Il faut bien comprendre que divisez par 4 le revenu d’un millionnaire, vous faites un malheureux, divisez par quatre le revenu d’un smicard et soit il s’en va ailleurs (mais où ?) soit il crève, tout simplement. Il n’y a pas d’issues pour les petites gens. La CGT, les communistes, Alain Krivine et Besancenot les font rêver du grand soir mais en fin de compte, c’est les CRS ou le KGB qui débarquent…

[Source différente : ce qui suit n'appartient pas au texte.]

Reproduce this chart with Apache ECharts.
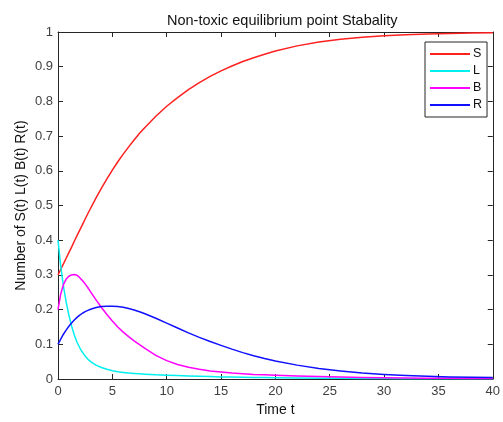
<!DOCTYPE html>
<html>
<head>
<meta charset="utf-8">
<script src="https://cdn.jsdelivr.net/npm/echarts@6/dist/echarts.min.js"></script>
<style>html,body{margin:0;padding:0;background:#fff;}#c{width:503px;height:422px;}</style>
</head>
<body>
<div id="c"></div>
<script>
var titleText = 'Non-toxic equilibrium point Stabality';
var xName = 'Time t';
var yName = 'Number of S(t) L(t) B(t) R(t)';
var seriesNames = ['S', 'L', 'B', 'R'];
var seriesColors = ['#ff2020', '#00f0f0', '#ff00ff', '#1010ff'];
var xTicks = [0, 5, 10, 15, 20, 25, 30, 35, 40];
var yTicks = [0, 0.1, 0.2, 0.3, 0.4, 0.5, 0.6, 0.7, 0.8, 0.9, 1];

var tValues = [0, 0.25, 0.5, 0.75, 1, 1.25, 1.5, 1.75, 2, 2.25, 2.5, 2.75, 3,
  3.5, 4, 4.5, 5, 5.5, 6, 6.5, 7, 7.5, 8,
  9, 10, 11, 12, 13, 14, 15, 16, 17, 18, 19, 20,
  22, 24, 26, 28, 30, 32, 34, 36, 38, 40];
var sValues = [0.300, 0.316, 0.332, 0.348, 0.364, 0.380, 0.397, 0.413, 0.429, 0.445, 0.461, 0.477, 0.492,
  0.522, 0.550, 0.577, 0.602, 0.626, 0.648, 0.669, 0.689, 0.708, 0.725,
  0.757, 0.786, 0.811, 0.834, 0.854, 0.872, 0.888, 0.902, 0.915, 0.926, 0.936, 0.945,
  0.960, 0.971, 0.979, 0.985, 0.989, 0.992, 0.994, 0.996, 0.997, 0.998];
var lValues = [0.400, 0.325, 0.268, 0.222, 0.184, 0.153, 0.127, 0.106, 0.090, 0.077, 0.066, 0.057, 0.050,
  0.040, 0.033, 0.028, 0.024, 0.021, 0.019, 0.017, 0.016, 0.015, 0.014,
  0.012, 0.011, 0.010, 0.009, 0.008, 0.007, 0.006, 0.0055, 0.005, 0.0045, 0.004, 0.0035,
  0.003, 0.0025, 0.002, 0.0015, 0.0012, 0.001, 0.0008, 0.0006, 0.0005, 0.0004];
var bValues = [0.200, 0.245, 0.272, 0.288, 0.296, 0.300, 0.301, 0.299, 0.292, 0.284, 0.274, 0.263, 0.251,
  0.228, 0.206, 0.186, 0.167, 0.150, 0.135, 0.122, 0.110, 0.099, 0.088,
  0.068, 0.053, 0.042, 0.034, 0.028, 0.023, 0.020, 0.017, 0.015, 0.013, 0.012, 0.011,
  0.009, 0.007, 0.0055, 0.0045, 0.0035, 0.003, 0.0025, 0.002, 0.0015, 0.0012];
var rValues = [0.100, 0.115, 0.129, 0.141, 0.152, 0.1615, 0.170, 0.1775, 0.184, 0.1895, 0.194, 0.1978, 0.201,
  0.2058, 0.2088, 0.2100, 0.2100, 0.209, 0.207, 0.203, 0.199, 0.194, 0.188,
  0.175, 0.161, 0.147, 0.133, 0.120, 0.108, 0.097, 0.086, 0.076, 0.067, 0.059, 0.052,
  0.040, 0.030, 0.023, 0.017, 0.013, 0.010, 0.008, 0.006, 0.005, 0.004];

var allValues = [sValues, lValues, bValues, rValues];

function pairs(vals) {
  return tValues.map(function (t, i) { return [t, vals[i]]; });
}

var font = 'Liberation Sans, Arial, Helvetica, sans-serif';
var axisColor = '#262626';
var labelColor = '#404040';

var chart = echarts.init(document.getElementById('c'));
chart.setOption({
  animation: false,
  backgroundColor: '#ffffff',
  title: {
    text: titleText,
    left: 162,
    top: 8,
    textStyle: { fontFamily: font, fontSize: 14.5, fontWeight: 'normal', color: '#111' }
  },
  legend: {
    data: seriesNames,
    orient: 'vertical',
    left: 425,
    top: 42,
    padding: [5, 5, 5, 5],
    itemWidth: 40,
    itemHeight: 2,
    itemGap: 3,
    icon: 'rect',
    backgroundColor: '#ffffff',
    borderColor: axisColor,
    borderWidth: 1,
    borderRadius: 0,
    textStyle: { fontFamily: font, fontSize: 12.5, color: '#111', padding: [0, 0, 0, -2], lineHeight: 14 }
  },
  grid: { left: 58, right: 6, top: 32, bottom: 43, containLabel: false },
  xAxis: [{
    type: 'value', min: xTicks[0], max: xTicks[xTicks.length - 1], interval: xTicks[1] - xTicks[0],
    name: xName, nameLocation: 'middle', nameGap: 24,
    nameTextStyle: { fontFamily: font, fontSize: 14, color: '#111' },
    axisLine: { show: true, onZero: false, lineStyle: { color: axisColor, width: 1 } },
    axisTick: { show: true, inside: true, length: 5, lineStyle: { color: axisColor } },
    axisLabel: { fontFamily: font, fontSize: 13, color: labelColor, margin: 6 },
    splitLine: { show: false }
  }, {
    type: 'value', position: 'top', min: xTicks[0], max: xTicks[xTicks.length - 1], interval: xTicks[1] - xTicks[0],
    axisLine: { show: true, onZero: false, lineStyle: { color: axisColor, width: 1 } },
    axisTick: { show: true, inside: true, length: 5, lineStyle: { color: axisColor } },
    axisLabel: { show: false },
    splitLine: { show: false }
  }],
  yAxis: [{
    type: 'value', min: yTicks[0], max: yTicks[yTicks.length - 1], interval: 0.1,
    name: yName, nameLocation: 'middle', nameGap: 30, nameMoveOverlap: false,
    nameTextStyle: { fontFamily: font, fontSize: 14, color: '#111' },
    axisLine: { show: true, onZero: false, lineStyle: { color: axisColor, width: 1 } },
    axisTick: { show: true, inside: true, length: 5, lineStyle: { color: axisColor } },
    axisLabel: { fontFamily: font, fontSize: 13, color: labelColor, margin: 5,
      formatter: function (v) { return String(+v.toFixed(1)); } },
    splitLine: { show: false }
  }, {
    type: 'value', position: 'right', min: yTicks[0], max: yTicks[yTicks.length - 1], interval: 0.1,
    axisLine: { show: true, onZero: false, lineStyle: { color: axisColor, width: 1 } },
    axisTick: { show: true, inside: true, length: 5, lineStyle: { color: axisColor } },
    axisLabel: { show: false },
    splitLine: { show: false }
  }],
  series: seriesNames.map(function (n, i) {
    return {
      name: n,
      type: 'line',
      xAxisIndex: 0,
      yAxisIndex: 0,
      smooth: false,
      showSymbol: false,
      symbol: 'none',
      data: pairs(allValues[i]),
      lineStyle: { color: seriesColors[i], width: 1.5, join: 'round' },
      itemStyle: { color: seriesColors[i] }
    };
  })
});
</script>
</body>
</html>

3. EnPassant - 22 octobre 2009

Un point de vue proche de votre article – il me semble – là :

http://mondodingo.blogspot.com/2009/09/la-vie-des-autres.html

4. Thierry Klein - 22 octobre 2009

Oui, enfin, mon point de vue n’est pas « libéral » comme il dit. Se servir de ça pour justifier la non intervention de l’état… que dire ?

5. EnPassant - 22 octobre 2009

Je crois que l’Etat a déjà intervenu, quand il a aboli le monopole de France Télécom : forcément ça ne pouvait que couler, à partir du moment où des concurrents plus légers et sans passif apparaissent. Si l’Etat intervient, ça sera pour injecter de l’argent. Comme d’hab. Reculer l’échéance. Pour les prochains gouvernements, la décision, le couperet ou la planche à billets.
Il ne serait pas plus simple et plus efficace d’aider les anciens de France Télécom à se recaser ailleurs et de (ré)former les managers pour qu’ils arrêtent de briser les gens ?
Quand je parle d’aide pour se recaser, je ne pense pas ANPE-ASSEDIC, pardon « Pôle Emploi », je pense qu’il faudrait un suivi quasi scolaire, genre 20 heures semaine. Ce qu’il y a de terrible, c’est quoi qu’il arrive, il y aura des gens qui ne se réadapteront pas.

Que l’Etat intervienne le moins possible dans un gouvernement de droite ne m’étonne pas.

6. EnPassant - 22 octobre 2009

J’aimerai avoir plus de preuves… Je suis d’accord que la médiatisation peut encourager au pire des gens qui sont déjà fragilisés mais d’un autre côté ça peut être un signal d’alerte pour ceux qui restent et leurs familles.
Je ne sais pas s’il y a seulement récupération démagogique des suicidés ou encouragement au suicide ??? Cette dernière option serait très grave.